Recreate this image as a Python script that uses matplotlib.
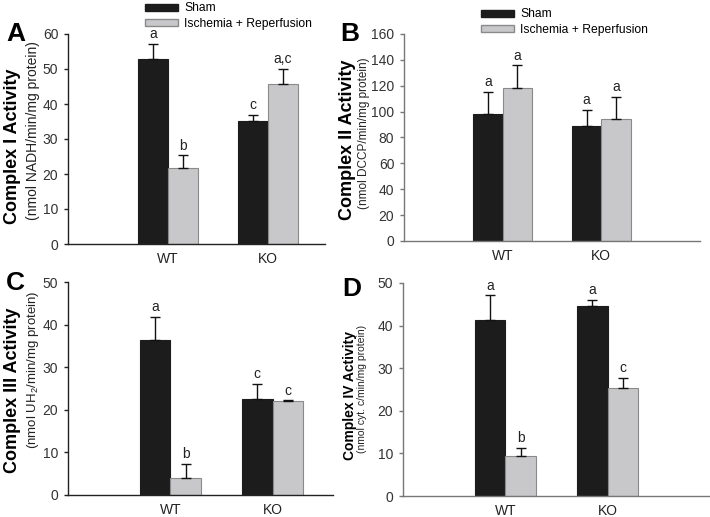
import matplotlib as mpl
mpl.use("Agg")

import matplotlib.pyplot as plt
from matplotlib.patches import Patch
import numpy as np

plt.rcParams['font.family'] = ['Liberation Sans', 'DejaVu Sans']

groups = ["WT", "KO"]
series = ["Sham", "Ischemia + Reperfusion"]

# mean values (Sham, I/R) per group, and upward SEM
c1_sham = [52.8, 35.2]
c1_ir = [21.8, 45.6]
c1_sham_err = [4.3, 1.7]
c1_ir_err = [3.5, 4.4]
c1_sham_sig = ["a", "c"]
c1_ir_sig = ["b", "a,c"]

c2_sham = [98.5, 89.2]
c2_ir = [118.4, 94.1]
c2_sham_err = [17.0, 12.4]
c2_ir_err = [17.3, 17.0]
c2_sham_sig = ["a", "a"]
c2_ir_sig = ["a", "a"]

c3_sham = [36.3, 22.6]
c3_ir = [3.9, 22.0]
c3_sham_err = [5.6, 3.4]
c3_ir_err = [3.4, 0.2]
c3_sham_sig = ["a", "c"]
c3_ir_sig = ["b", "c"]

c4_sham = [41.4, 44.6]
c4_ir = [9.5, 25.4]
c4_sham_err = [5.7, 1.4]
c4_ir_err = [1.8, 2.4]
c4_sham_sig = ["a", "a"]
c4_ir_sig = ["b", "c"]

W, H = 710, 517
BLACK = "#1c1c1c"
GREY = "#c8c8ca"


def px_rect(l, r, t, b):
    return [l / W, (H - b) / H, (r - l) / W, (b - t) / H]


def panel(fig, rect, xmax, ymax, ystep, sham, ir, sham_err, ir_err,
          sham_sig, ir_sig, spine_col):
    ax = fig.add_axes(rect)
    x = np.arange(1, len(groups) + 1)
    w = 0.3
    ax.bar(x - w / 2, sham, w, color=BLACK, edgecolor=BLACK, linewidth=0.8)
    ax.bar(x + w / 2, ir, w, color=GREY, edgecolor="#8a8a8a", linewidth=0.8)
    for xs, vals, errs, sigs in [(x - w / 2, sham, sham_err, sham_sig),
                                 (x + w / 2, ir, ir_err, ir_sig)]:
        ax.errorbar(xs, vals, yerr=[np.zeros(len(vals)), errs], fmt="none",
                    ecolor="#111111", elinewidth=1, capsize=3.5, capthick=1)
        for xi, v, e, s in zip(xs, vals, errs, sigs):
            ax.annotate(s, xy=(xi, v + e), xytext=(0, 2),
                        textcoords="offset points", ha="center", va="bottom",
                        fontsize=10, color="#222222")
    ax.set_xlim(0, xmax)
    ax.set_ylim(0, ymax)
    ax.set_yticks(np.arange(0, ymax + 0.1, ystep))
    ax.set_xticks(x)
    ax.set_xticklabels(groups)
    for s in ["top", "right"]:
        ax.spines[s].set_visible(False)
    for s in ["left", "bottom"]:
        ax.spines[s].set_color(spine_col)
        ax.spines[s].set_linewidth(1)
    ax.tick_params(axis="x", length=0, pad=6, labelsize=10, colors="#222222")
    ax.tick_params(axis="y", length=3, width=1, color=spine_col, pad=4,
                   labelsize=10, labelcolor="#333333")
    return ax


fig = plt.figure(figsize=(W / 100, H / 100), dpi=100)

panel(fig, px_rect(68, 325, 34, 244), 2.57, 60, 10, c1_sham, c1_ir,
      c1_sham_err, c1_ir_err, c1_sham_sig, c1_ir_sig, "#222222")
panel(fig, px_rect(404, 700, 34, 241), 3.0, 160, 20, c2_sham, c2_ir,
      c2_sham_err, c2_ir_err, c2_sham_sig, c2_ir_sig, "#777777")
panel(fig, px_rect(68, 333, 282, 495), 2.59, 50, 10, c3_sham, c3_ir,
      c3_sham_err, c3_ir_err, c3_sham_sig, c3_ir_sig, "#222222")
panel(fig, px_rect(403, 710, 283, 496), 3.0, 50, 10, c4_sham, c4_ir,
      c4_sham_err, c4_ir_err, c4_sham_sig, c4_ir_sig, "#777777")

# panel letters
for lbl, xp, yp in [("A", 6, 41), ("B", 340, 41), ("C", 6, 290), ("D", 342, 296)]:
    fig.text(xp / W, 1 - yp / H, lbl, fontsize=19, fontweight="bold",
             ha="left", va="baseline")

# y titles
titles = [
    ("Complex I Activity", 13, 146, 13, "(nmol NADH/min/mg protein)", 33, 131, 10),
    ("Complex II Activity", 348, 140, 13, "(nmol DCCP/min/mg protein)", 364, 133, 8.5),
    ("Complex III Activity", 13, 390, 13, r"(nmol UH$\mathregular{_2}$/min/mg protein)", 33, 370, 9.5),
    ("Complex IV Activity", 350, 395, 10, "(nmol cyt. c/min/mg protein)", 362, 389, 7.5),
]
for t, tx, ty, tfs, s, sx, sy, sfs in titles:
    fig.text(tx / W, 1 - ty / H, t, rotation=90, fontsize=tfs,
             fontweight="bold", ha="center", va="center")
    fig.text(sx / W, 1 - sy / H, s, rotation=90, fontsize=sfs,
             ha="center", va="center", color="#222222")

# legends
handles = [Patch(facecolor=BLACK, edgecolor=BLACK),
           Patch(facecolor=GREY, edgecolor="#8a8a8a")]
for lx, ly in [(143, 0), (479, 6)]:
    fig.legend(handles, series, loc="upper left",
               bbox_to_anchor=(lx / W, 1 - ly / H), frameon=False,
               fontsize=8.7, handlelength=2.7, handleheight=0.55,
               handletextpad=0.5, labelspacing=0.3, borderpad=0.2,
               borderaxespad=0)

fig.savefig("out.png", dpi=100)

● **Work to do**: The lines to collect are those holding the string "matplotlib"; copy them all.

● **Written response**:
Recreate this image as a Python script that uses matplotlib.
import matplotlib as mpl
import matplotlib.pyplot as plt
from matplotlib.patches import Patch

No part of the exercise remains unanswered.